Let us stand back and draw the contrast.  Previously, for instance, each broadcast morning was given over to first the “Today” show or another network’s version of it, then to children’s programing like “Captain Kangaroo” or some other network’s version of that.  As the day progressed came the noon news, then the afternoon soaps, then the kids programming in time for the return home from school, soon to give way to the nightly news broadcasts.  You could change channels, but you could rarely change content, for the broadcast industry, as any industry, is imitative.  In any case no network wanted to be the first to abandon the “national” audience.  The result was that through the oft-cursed “media” we experienced the equivalent of being almost constantly drawn into a huge “town-hall”.  Our experience was a collective experience.

To put this into perspective one has only to reflect upon a typical Saturday morning.  In those days it was nearly impossible to turn on the television before noon on Saturday and not see a childrens cartoon program.  One simply had no alternatives.  Now you may object, and point out how stultifying this could be.  Perhaps, but there was also another side to the equation.  I remember as I was emerging from advanced adolescence into young manhood that I would come downstairs to sit before the television with my then little brother Stevie who was, at the time, all of about 3 or 4 years of age.  We would turn to our favorite program “Underdog” and sit down and watch it together and, as the program would begin, go through the orations of the opening lines: “...not bird, nor plane, nor even frog...just little-‘ol-me...Underdog”.  This was duly recited the way my young brother then pronounced “Underdog” as “Underdawd”.  We would both end the oration with a big laugh.

Programing was structured to appeal to the largest possible audience.  In this case to the youth it was an action cartoon, to the emerging adult the spectre of Wally Cox (who had already made a reputation on television as “Mr.

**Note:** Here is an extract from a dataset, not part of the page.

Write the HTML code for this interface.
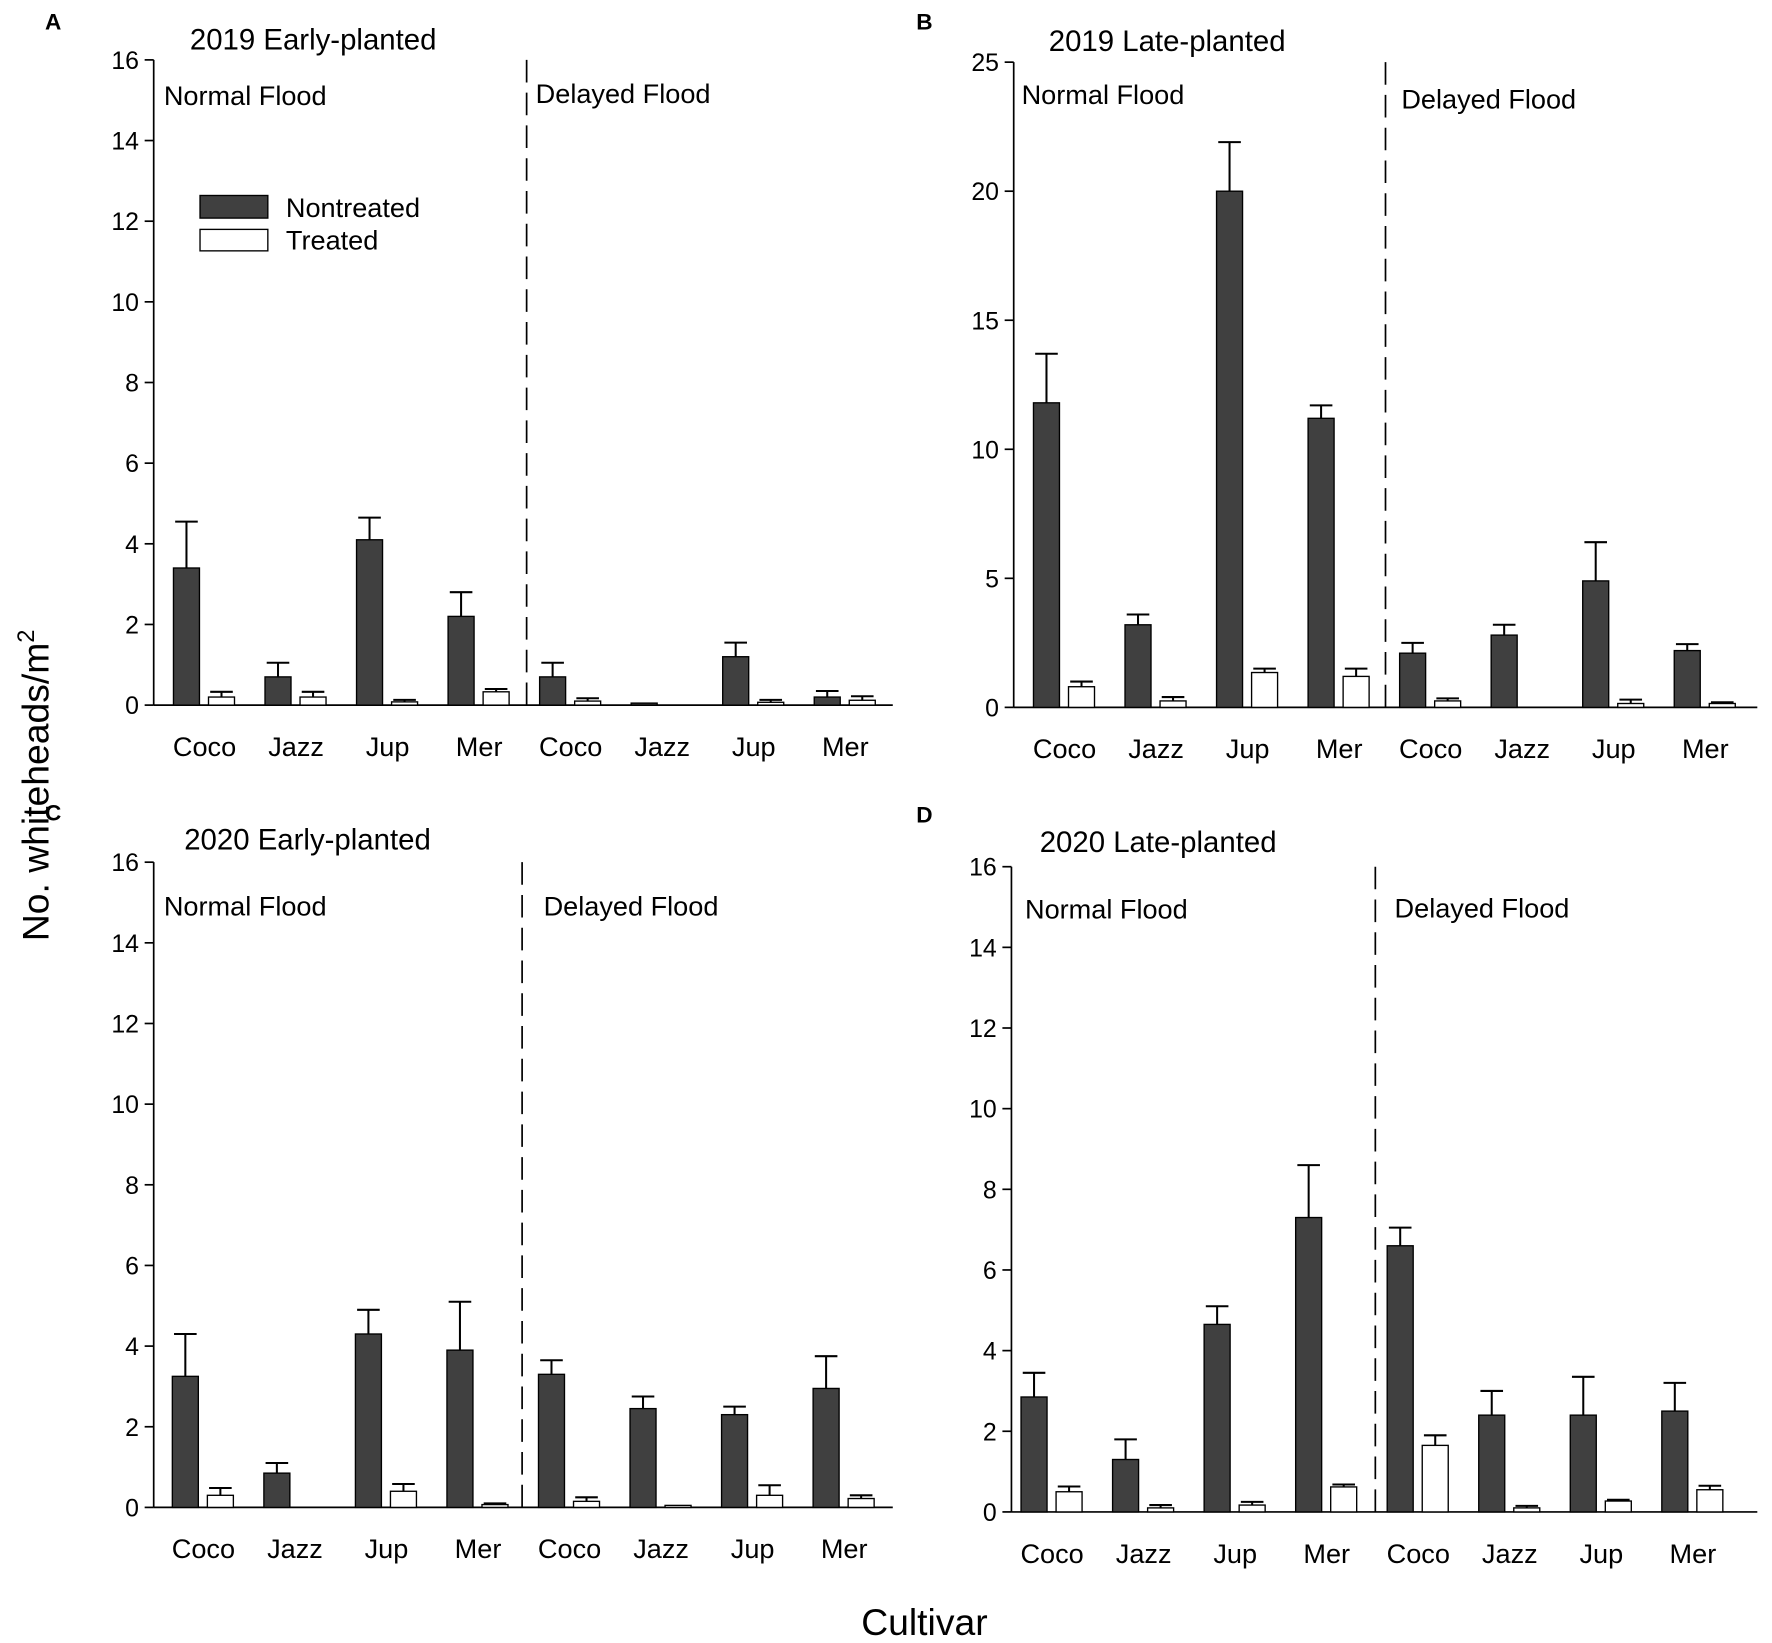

Peepers”) as a Super Hero was, of course, delicious.  But to a “Boomer” in his emerging prime the idea that our hero would gain his power only by taking a “magic super-energy pill” was simply grand.  Here truly was, as they said at the time, “better living through chemistry”.  What we had here was a concept called “broadcasting” in which the nation daily gathered around the television in hopes of catching a glimpse of it’s own reflection and, perhaps, to occasionally peer out unto the world.

All of this was undone by the re-applications of previous technologies and the introduction of new technologies in the seventies and eighties.  With the re-introduction of F.M. radio and the emergence of Cable Television the broadcast industry began an evolution, or devolution if you will, from a “broadcast” to a “narrow-cast” industry fragmenting the national audience into it’s thousands of constituent parts.  Sitting before the “Tube”, the modern “light of the world, no longer a “community” experience.  Nor, for that matter was tuning in the radio.  Increasingly the broadcast medium no longer brought us together, but began to drive us apart.  The broadcast towers were becoming Towers of Babel.